> DATASET SECTION:
━━━━━━━━

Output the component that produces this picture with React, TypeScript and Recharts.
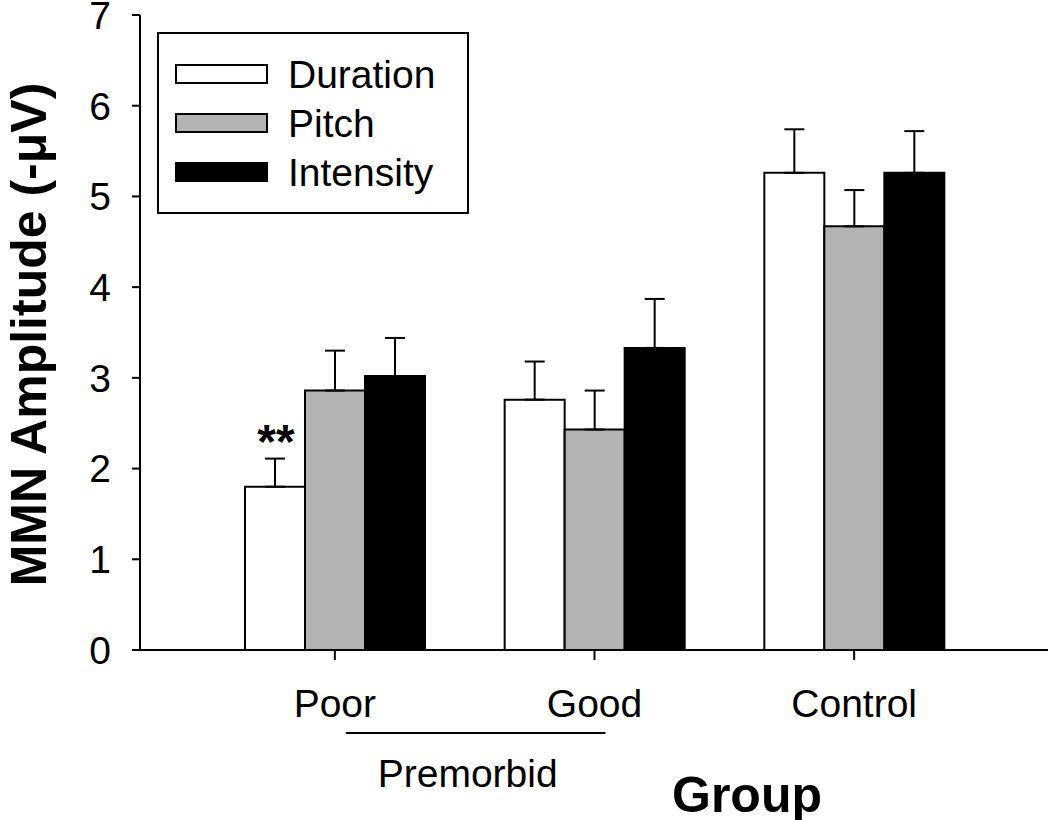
import { Bar, BarChart, ErrorBar, LabelList, Legend, XAxis, YAxis } from 'recharts';

const FONT = "'Liberation Sans', Arial, Helvetica, sans-serif";

// valores
const groups = ['Poor', 'Good', 'Control'];
const parentLabels = ['Premorbid', 'Premorbid', ''];
const seriesNames = ['Duration', 'Pitch', 'Intensity'];
const duration = [1.8, 2.76, 5.26];
const pitch = [2.86, 2.43, 4.67];
const intensity = [3.02, 3.33, 5.26];
const durationSe = [0.31, 0.42, 0.48];
const pitchSe = [0.44, 0.43, 0.4];
const intensitySe = [0.42, 0.54, 0.46];
const durationMarks = ['**', '', ''];
const yTicks = [0, 1, 2, 3, 4, 5, 6, 7];

const PAD_L = 65;
const PAD_R = 64;

const data = groups.map((g, i) => ({
  group: g,
  duration: duration[i],
  pitch: pitch[i],
  intensity: intensity[i],
  durationErr: [0, durationSe[i]],
  pitchErr: [0, pitchSe[i]],
  intensityErr: [0, intensitySe[i]],
  mark: durationMarks[i],
}));

function GroupTick(props: any) {
  const { x, y, payload, index, width, visibleTicksCount } = props;
  const band = width && visibleTicksCount ? (width - PAD_L - PAD_R) / visibleTicksCount : 260;
  const parent = parentLabels[index];
  const startsRun =
    !!parent && parentLabels[index + 1] === parent && (index === 0 || parentLabels[index - 1] !== parent);
  return (
    <g>
      <text x={x} y={y + 55} textAnchor="middle" fontSize={39} fill="#000" fontFamily={FONT}>
        {payload.value}
      </text>
      {startsRun && (
        <>
          <line x1={x + 11} x2={x + 11 + band} y1={y + 71} y2={y + 71} stroke="#000" strokeWidth={2} />
          <text x={x + band / 2 + 3} y={y + 125} textAnchor="middle" fontSize={39} fill="#000" fontFamily={FONT}>
            {parent}
          </text>
        </>
      )}
    </g>
  );
}

function LegendBox({ payload }: any) {
  const items = [...(payload || [])].sort(
    (a: any, b: any) => seriesNames.indexOf(a.value) - seriesNames.indexOf(b.value),
  );
  return (
    <svg width={312} height={182} style={{ display: 'block' }}>
      <rect x={1} y={1} width={310} height={180} fill="#fff" stroke="#000" strokeWidth={2} />
      {items.map((e: any, i: number) => (
        <g key={e.value}>
          <rect x={19} y={33 + i * 49} width={91} height={18} fill={e.color} stroke="#000" strokeWidth={2} />
          <text x={131} y={56 + i * 49} fontSize={39} fill="#000" fontFamily={FONT}>
            {e.value}
          </text>
        </g>
      ))}
    </svg>
  );
}

const axisLine = { stroke: '#000', strokeWidth: 2 };

export default function App() {
  return (
    <div style={{ position: 'absolute', left: 0, top: 0, background: '#fff' }}>
      <BarChart
        width={1050}
        height={820}
        data={data}
        margin={{ top: 15, right: 2, bottom: 0, left: 0 }}
        barCategoryGap={40}
        barGap={0}
      >
        <XAxis
          dataKey="group"
          height={170}
          padding={{ left: PAD_L, right: PAD_R }}
          axisLine={axisLine}
          tickLine={axisLine}
          tickSize={10}
          tick={<GroupTick />}
          interval={0}
          label={(p: any) => {
            const vb = p.viewBox || { x: 140, y: 650, width: 908 };
            return (
              <text
                x={vb.x + vb.width / 2 + 153}
                y={vb.y + 162}
                textAnchor="middle"
                fontSize={50}
                fontWeight="bold"
                fill="#000"
                fontFamily={FONT}
              >
                Group
              </text>
            );
          }}
        />
        <XAxis xAxisId="top" orientation="top" dataKey="group" height={0} tick={false} tickLine={false} axisLine={axisLine} />
        <YAxis
          width={140}
          domain={[0, 7]}
          ticks={yTicks}
          interval={0}
          axisLine={axisLine}
          tickLine={axisLine}
          tickSize={8}
          tickMargin={21}
          tick={{ fontSize: 39, fill: '#000', fontFamily: FONT }}
          label={(p: any) => {
            const vb = p.viewBox || { x: 0, y: 15, width: 140, height: 635 };
            const cx = 46;
            const cy = vb.y + vb.height / 2 + 2;
            return (
              <text
                x={cx}
                y={cy}
                transform={`rotate(-90, ${cx}, ${cy})`}
                textAnchor="middle"
                fontSize={50}
                fontWeight="bold"
                fill="#000"
                fontFamily={FONT}
              >
                MMN Amplitude (-μV)
              </text>
            );
          }}
        />
        <YAxis yAxisId="right" orientation="right" width={0} domain={[0, 7]} tick={false} tickLine={false} axisLine={axisLine} />
        <Legend
          layout="vertical"
          align="center"
          verticalAlign="middle"
          content={<LegendBox />}
          wrapperStyle={{ left: 157, top: 32, width: 312, height: 182 }}
        />
        <Bar dataKey="duration" name="Duration" fill="#ffffff" stroke="#000" strokeWidth={2} isAnimationActive={false}>
          <ErrorBar dataKey="durationErr" width={10} stroke="#000" strokeWidth={2} />
          <LabelList
            dataKey="mark"
            content={(p: any) =>
              p.value ? (
                <text
                  x={p.x + p.width / 2 + 1}
                  y={p.y - 29}
                  textAnchor="middle"
                  fontSize={48}
                  fontWeight="bold"
                  fill="#000"
                  fontFamily={FONT}
                >
                  {p.value}
                </text>
              ) : null
            }
          />
        </Bar>
        <Bar dataKey="pitch" name="Pitch" fill="#b3b3b3" stroke="#000" strokeWidth={2} isAnimationActive={false}>
          <ErrorBar dataKey="pitchErr" width={10} stroke="#000" strokeWidth={2} />
        </Bar>
        <Bar dataKey="intensity" name="Intensity" fill="#000000" stroke="#000" strokeWidth={2} isAnimationActive={false}>
          <ErrorBar dataKey="intensityErr" width={10} stroke="#000" strokeWidth={2} />
        </Bar>
      </BarChart>
    </div>
  );
}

━━━━━━━━

> INSTRUCTIONS TO FOLLOW: Transcribe the whole listing exactly. Pictures stay out of your copy.

> RESPONSE FOR THIS EXERCISE:
Output the component that produces this picture with React, TypeScript and Recharts.
import { Bar, BarChart, ErrorBar, LabelList, Legend, XAxis, YAxis } from 'recharts';

const FONT = "'Liberation Sans', Arial, Helvetica, sans-serif";

// valores
const groups = ['Poor', 'Good', 'Control'];
const parentLabels = ['Premorbid', 'Premorbid', ''];
const seriesNames = ['Duration', 'Pitch', 'Intensity'];
const duration = [1.8, 2.76, 5.26];
const pitch = [2.86, 2.43, 4.67];
const intensity = [3.02, 3.33, 5.26];
const durationSe = [0.31, 0.42, 0.48];
const pitchSe = [0.44, 0.43, 0.4];
const intensitySe = [0.42, 0.54, 0.46];
const durationMarks = ['**', '', ''];
const yTicks = [0, 1, 2, 3, 4, 5, 6, 7];

const PAD_L = 65;
const PAD_R = 64;

const data = groups.map((g, i) => ({
  group: g,
  duration: duration[i],
  pitch: pitch[i],
  intensity: intensity[i],
  durationErr: [0, durationSe[i]],
  pitchErr: [0, pitchSe[i]],
  intensityErr: [0, intensitySe[i]],
  mark: durationMarks[i],
}));

function GroupTick(props: any) {
  const { x, y, payload, index, width, visibleTicksCount } = props;
  const band = width && visibleTicksCount ? (width - PAD_L - PAD_R) / visibleTicksCount : 260;
  const parent = parentLabels[index];
  const startsRun =
    !!parent && parentLabels[index + 1] === parent && (index === 0 || parentLabels[index - 1] !== parent);
  return (
    <g>
      <text x={x} y={y + 55} textAnchor="middle" fontSize={39} fill="#000" fontFamily={FONT}>
        {payload.value}
      </text>
      {startsRun && (
        <>
          <line x1={x + 11} x2={x + 11 + band} y1={y + 71} y2={y + 71} stroke="#000" strokeWidth={2} />
          <text x={x + band / 2 + 3} y={y + 125} textAnchor="middle" fontSize={39} fill="#000" fontFamily={FONT}>
            {parent}
          </text>
        </>
      )}
    </g>
  );
}

function LegendBox({ payload }: any) {
  const items = [...(payload || [])].sort(
    (a: any, b: any) => seriesNames.indexOf(a.value) - seriesNames.indexOf(b.value),
  );
  return (
    <svg width={312} height={182} style={{ display: 'block' }}>
      <rect x={1} y={1} width={310} height={180} fill="#fff" stroke="#000" strokeWidth={2} />
      {items.map((e: any, i: number) => (
        <g key={e.value}>
          <rect x={19} y={33 + i * 49} width={91} height={18} fill={e.color} stroke="#000" strokeWidth={2} />
          <text x={131} y={56 + i * 49} fontSize={39} fill="#000" fontFamily={FONT}>
            {e.value}
          </text>
        </g>
      ))}
    </svg>
  );
}

const axisLine = { stroke: '#000', strokeWidth: 2 };

export default function App() {
  return (
    <div style={{ position: 'absolute', left: 0, top: 0, background: '#fff' }}>
      <BarChart
        width={1050}
        height={820}
        data={data}
        margin={{ top: 15, right: 2, bottom: 0, left: 0 }}
        barCategoryGap={40}
        barGap={0}
      >
        <XAxis
          dataKey="group"
          height={170}
          padding={{ left: PAD_L, right: PAD_R }}
          axisLine={axisLine}
          tickLine={axisLine}
          tickSize={10}
          tick={<GroupTick />}
          interval={0}
          label={(p: any) => {
            const vb = p.viewBox || { x: 140, y: 650, width: 908 };
            return (
              <text
                x={vb.x + vb.width / 2 + 153}
                y={vb.y + 162}
                textAnchor="middle"
                fontSize={50}
                fontWeight="bold"
                fill="#000"
                fontFamily={FONT}
              >
                Group
              </text>
            );
          }}
        />
        <XAxis xAxisId="top" orientation="top" dataKey="group" height={0} tick={false} tickLine={false} axisLine={axisLine} />
        <YAxis
          width={140}
          domain={[0, 7]}
          ticks={yTicks}
          interval={0}
          axisLine={axisLine}
          tickLine={axisLine}
          tickSize={8}
          tickMargin={21}
          tick={{ fontSize: 39, fill: '#000', fontFamily: FONT }}
          label={(p: any) => {
            const vb = p.viewBox || { x: 0, y: 15, width: 140, height: 635 };
            const cx = 46;
            const cy = vb.y + vb.height / 2 + 2;
            return (
              <text
                x={cx}
                y={cy}
                transform={`rotate(-90, ${cx}, ${cy})`}
                textAnchor="middle"
                fontSize={50}
                fontWeight="bold"
                fill="#000"
                fontFamily={FONT}
              >
                MMN Amplitude (-μV)
              </text>
            );
          }}
        />
        <YAxis yAxisId="right" orientation="right" width={0} domain={[0, 7]} tick={false} tickLine={false} axisLine={axisLine} />
        <Legend
          layout="vertical"
          align="center"
          verticalAlign="middle"
          content={<LegendBox />}
          wrapperStyle={{ left: 157, top: 32, width: 312, height: 182 }}
        />
        <Bar dataKey="duration" name="Duration" fill="#ffffff" stroke="#000" strokeWidth={2} isAnimationActive={false}>
          <ErrorBar dataKey="durationErr" width={10} stroke="#000" strokeWidth={2} />
          <LabelList
            dataKey="mark"
            content={(p: any) =>
              p.value ? (
                <text
                  x={p.x + p.width / 2 + 1}
                  y={p.y - 29}
                  textAnchor="middle"
                  fontSize={48}
                  fontWeight="bold"
                  fill="#000"
                  fontFamily={FONT}
                >
                  {p.value}
                </text>
              ) : null
            }
          />
        </Bar>
        <Bar dataKey="pitch" name="Pitch" fill="#b3b3b3" stroke="#000" strokeWidth={2} isAnimationActive={false}>
          <ErrorBar dataKey="pitchErr" width={10} stroke="#000" strokeWidth={2} />
        </Bar>
        <Bar dataKey="intensity" name="Intensity" fill="#000000" stroke="#000" strokeWidth={2} isAnimationActive={false}>
          <ErrorBar dataKey="intensityErr" width={10} stroke="#000" strokeWidth={2} />
        </Bar>
      </BarChart>
    </div>
  );
}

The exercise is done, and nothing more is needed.